## INSTRUCTION
An exact copy of all the data is required, with pictures left out.

## SOURCE DATA
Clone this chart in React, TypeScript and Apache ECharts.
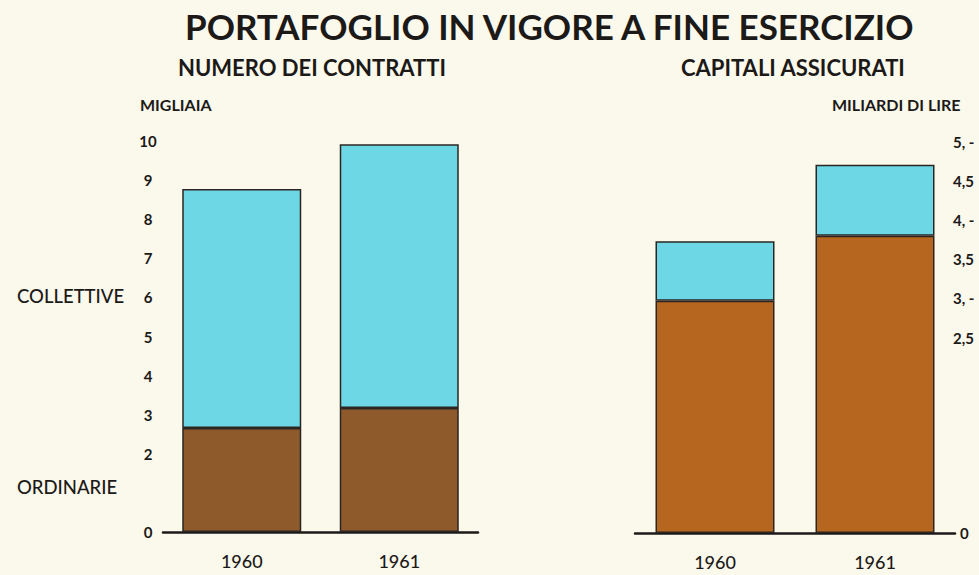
import React, { useEffect, useRef } from "react";
import * as echarts from "echarts";

const years = ["1960", "1961"];
// Numero dei contratti (migliaia)
const contrattiOrdinarie = [2.66, 3.17];
const contrattiCollettive = [6.11, 6.75];
// Capitali assicurati (miliardi di lire)
const capitaliOrdinarie = [2.97, 3.8];
const capitaliCollettive = [0.76, 0.91];

const leftTickLabels: Record<string, string> = {
  "0": "0", "2": "2", "3": "3", "4": "4", "5": "5", "6": "6", "7": "7", "8": "8", "9": "9", "10": "10",
};
const rightTickLabels: Record<string, string> = {
  "0": "0", "2.5": "2,5", "3": "3, -", "3.5": "3,5", "4": "4, -", "4.5": "4,5", "5": "5, -",
};

const FONT = "Lato, 'Noto Sans', sans-serif";
const INK = "#1c1a18";
const CYAN = "#6ed7e6";
const BROWN_L = "#8e5a2c";
const BROWN_R = "#b7661f";

export default function App() {
  const ref = useRef<HTMLDivElement>(null);
  useEffect(() => {
    if (!ref.current) return;
    const chart = echarts.init(ref.current, undefined, { renderer: "svg" });
    const itemBorder = { borderColor: "#2b2622", borderWidth: 1.5 };
    chart.setOption({
      animation: false,
      backgroundColor: "#fbf8ec",
      textStyle: { fontFamily: FONT, color: INK },
      title: [
        { text: "PORTAFOGLIO IN VIGORE A FINE ESERCIZIO", left: 180, top: 3, textStyle: { fontSize: 35, fontWeight: "bold", color: INK, fontFamily: FONT } },
        { text: "NUMERO DEI CONTRATTI", left: 173, top: 51, textStyle: { fontSize: 22, fontWeight: "bold", color: INK, fontFamily: FONT } },
        { text: "CAPITALI ASSICURATI", left: 676, top: 51, textStyle: { fontSize: 22, fontWeight: "bold", color: INK, fontFamily: FONT } },
        { text: "MIGLIAIA", left: 135, top: 91, textStyle: { fontSize: 16, fontWeight: "bold", color: INK, fontFamily: FONT } },
        { text: "MILIARDI DI LIRE", left: 827, top: 91, textStyle: { fontSize: 16, fontWeight: "bold", color: INK, fontFamily: FONT } },
        { text: "COLLETTIVE", left: 12, top: 281, textStyle: { fontSize: 18.5, fontWeight: 500, color: INK, fontFamily: FONT } },
        { text: "ORDINARIE", left: 12, top: 472, textStyle: { fontSize: 18.5, fontWeight: 500, color: INK, fontFamily: FONT } },
      ],
      grid: [
        { left: 163, top: 141, width: 315, height: 391 },
        { left: 635, top: 142, width: 320, height: 391 },
      ],
      xAxis: [
        {
          type: "category", data: years, gridIndex: 0,
          axisLine: { lineStyle: { color: INK, width: 2.5 } }, axisTick: { show: false },
          axisLabel: { color: INK, fontSize: 18, fontWeight: 500, margin: 20, fontFamily: FONT },
        },
        {
          type: "category", data: years, gridIndex: 1,
          axisLine: { lineStyle: { color: INK, width: 2.5 } }, axisTick: { show: false },
          axisLabel: { color: INK, fontSize: 18, fontWeight: 500, margin: 20, fontFamily: FONT },
        },
      ],
      yAxis: [
        {
          type: "value", gridIndex: 0, min: 0, max: 10, interval: 1,
          axisLine: { show: false }, axisTick: { show: false }, splitLine: { show: false },
          axisLabel: {
            color: INK, fontSize: 15, fontWeight: "bold", margin: 15, align: "center", fontFamily: FONT,
            formatter: (v: number) => leftTickLabels[String(v)] ?? "",
          },
        },
        {
          type: "value", gridIndex: 1, position: "right", min: 0, max: 5, interval: 0.5,
          axisLine: { show: false }, axisTick: { show: false }, splitLine: { show: false },
          axisLabel: {
            color: INK, fontSize: 15, fontWeight: "bold", margin: -2, align: "left", fontFamily: FONT,
            formatter: (v: number) => (v === 0 ? "{z|0}" : rightTickLabels[String(v)] ?? ""),
            rich: { z: { fontSize: 15, fontWeight: "bold", color: INK, fontFamily: FONT, padding: [0, 0, 0, 7] } },
          },
        },
      ],
      series: [
        { type: "bar", name: "Ordinarie", xAxisIndex: 0, yAxisIndex: 0, stack: "l", barWidth: 119, data: contrattiOrdinarie, itemStyle: { color: BROWN_L, ...itemBorder } },
        { type: "bar", name: "Collettive", xAxisIndex: 0, yAxisIndex: 0, stack: "l", barWidth: 119, data: contrattiCollettive, itemStyle: { color: CYAN, ...itemBorder } },
        { type: "bar", name: "Ordinarie", xAxisIndex: 1, yAxisIndex: 1, stack: "r", barWidth: 119, data: capitaliOrdinarie, itemStyle: { color: BROWN_R, ...itemBorder } },
        { type: "bar", name: "Collettive", xAxisIndex: 1, yAxisIndex: 1, stack: "r", barWidth: 119, data: capitaliCollettive, itemStyle: { color: CYAN, ...itemBorder } },
      ],
    });
    return () => chart.dispose();
  }, []);
  return <div ref={ref} style={{ position: "fixed", left: 0, top: 0, width: 979, height: 575 }} />;
}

## ANSWER FOR THIS EXERCISE
Clone this chart in React, TypeScript and Apache ECharts.
import React, { useEffect, useRef } from "react";
import * as echarts from "echarts";

const years = ["1960", "1961"];
// Numero dei contratti (migliaia)
const contrattiOrdinarie = [2.66, 3.17];
const contrattiCollettive = [6.11, 6.75];
// Capitali assicurati (miliardi di lire)
const capitaliOrdinarie = [2.97, 3.8];
const capitaliCollettive = [0.76, 0.91];

const leftTickLabels: Record<string, string> = {
  "0": "0", "2": "2", "3": "3", "4": "4", "5": "5", "6": "6", "7": "7", "8": "8", "9": "9", "10": "10",
};
const rightTickLabels: Record<string, string> = {
  "0": "0", "2.5": "2,5", "3": "3, -", "3.5": "3,5", "4": "4, -", "4.5": "4,5", "5": "5, -",
};

const FONT = "Lato, 'Noto Sans', sans-serif";
const INK = "#1c1a18";
const CYAN = "#6ed7e6";
const BROWN_L = "#8e5a2c";
const BROWN_R = "#b7661f";

export default function App() {
  const ref = useRef<HTMLDivElement>(null);
  useEffect(() => {
    if (!ref.current) return;
    const chart = echarts.init(ref.current, undefined, { renderer: "svg" });
    const itemBorder = { borderColor: "#2b2622", borderWidth: 1.5 };
    chart.setOption({
      animation: false,
      backgroundColor: "#fbf8ec",
      textStyle: { fontFamily: FONT, color: INK },
      title: [
        { text: "PORTAFOGLIO IN VIGORE A FINE ESERCIZIO", left: 180, top: 3, textStyle: { fontSize: 35, fontWeight: "bold", color: INK, fontFamily: FONT } },
        { text: "NUMERO DEI CONTRATTI", left: 173, top: 51, textStyle: { fontSize: 22, fontWeight: "bold", color: INK, fontFamily: FONT } },
        { text: "CAPITALI ASSICURATI", left: 676, top: 51, textStyle: { fontSize: 22, fontWeight: "bold", color: INK, fontFamily: FONT } },
        { text: "MIGLIAIA", left: 135, top: 91, textStyle: { fontSize: 16, fontWeight: "bold", color: INK, fontFamily: FONT } },
        { text: "MILIARDI DI LIRE", left: 827, top: 91, textStyle: { fontSize: 16, fontWeight: "bold", color: INK, fontFamily: FONT } },
        { text: "COLLETTIVE", left: 12, top: 281, textStyle: { fontSize: 18.5, fontWeight: 500, color: INK, fontFamily: FONT } },
        { text: "ORDINARIE", left: 12, top: 472, textStyle: { fontSize: 18.5, fontWeight: 500, color: INK, fontFamily: FONT } },
      ],
      grid: [
        { left: 163, top: 141, width: 315, height: 391 },
        { left: 635, top: 142, width: 320, height: 391 },
      ],
      xAxis: [
        {
          type: "category", data: years, gridIndex: 0,
          axisLine: { lineStyle: { color: INK, width: 2.5 } }, axisTick: { show: false },
          axisLabel: { color: INK, fontSize: 18, fontWeight: 500, margin: 20, fontFamily: FONT },
        },
        {
          type: "category", data: years, gridIndex: 1,
          axisLine: { lineStyle: { color: INK, width: 2.5 } }, axisTick: { show: false },
          axisLabel: { color: INK, fontSize: 18, fontWeight: 500, margin: 20, fontFamily: FONT },
        },
      ],
      yAxis: [
        {
          type: "value", gridIndex: 0, min: 0, max: 10, interval: 1,
          axisLine: { show: false }, axisTick: { show: false }, splitLine: { show: false },
          axisLabel: {
            color: INK, fontSize: 15, fontWeight: "bold", margin: 15, align: "center", fontFamily: FONT,
            formatter: (v: number) => leftTickLabels[String(v)] ?? "",
          },
        },
        {
          type: "value", gridIndex: 1, position: "right", min: 0, max: 5, interval: 0.5,
          axisLine: { show: false }, axisTick: { show: false }, splitLine: { show: false },
          axisLabel: {
            color: INK, fontSize: 15, fontWeight: "bold", margin: -2, align: "left", fontFamily: FONT,
            formatter: (v: number) => (v === 0 ? "{z|0}" : rightTickLabels[String(v)] ?? ""),
            rich: { z: { fontSize: 15, fontWeight: "bold", color: INK, fontFamily: FONT, padding: [0, 0, 0, 7] } },
          },
        },
      ],
      series: [
        { type: "bar", name: "Ordinarie", xAxisIndex: 0, yAxisIndex: 0, stack: "l", barWidth: 119, data: contrattiOrdinarie, itemStyle: { color: BROWN_L, ...itemBorder } },
        { type: "bar", name: "Collettive", xAxisIndex: 0, yAxisIndex: 0, stack: "l", barWidth: 119, data: contrattiCollettive, itemStyle: { color: CYAN, ...itemBorder } },
        { type: "bar", name: "Ordinarie", xAxisIndex: 1, yAxisIndex: 1, stack: "r", barWidth: 119, data: capitaliOrdinarie, itemStyle: { color: BROWN_R, ...itemBorder } },
        { type: "bar", name: "Collettive", xAxisIndex: 1, yAxisIndex: 1, stack: "r", barWidth: 119, data: capitaliCollettive, itemStyle: { color: CYAN, ...itemBorder } },
      ],
    });
    return () => chart.dispose();
  }, []);
  return <div ref={ref} style={{ position: "fixed", left: 0, top: 0, width: 979, height: 575 }} />;
}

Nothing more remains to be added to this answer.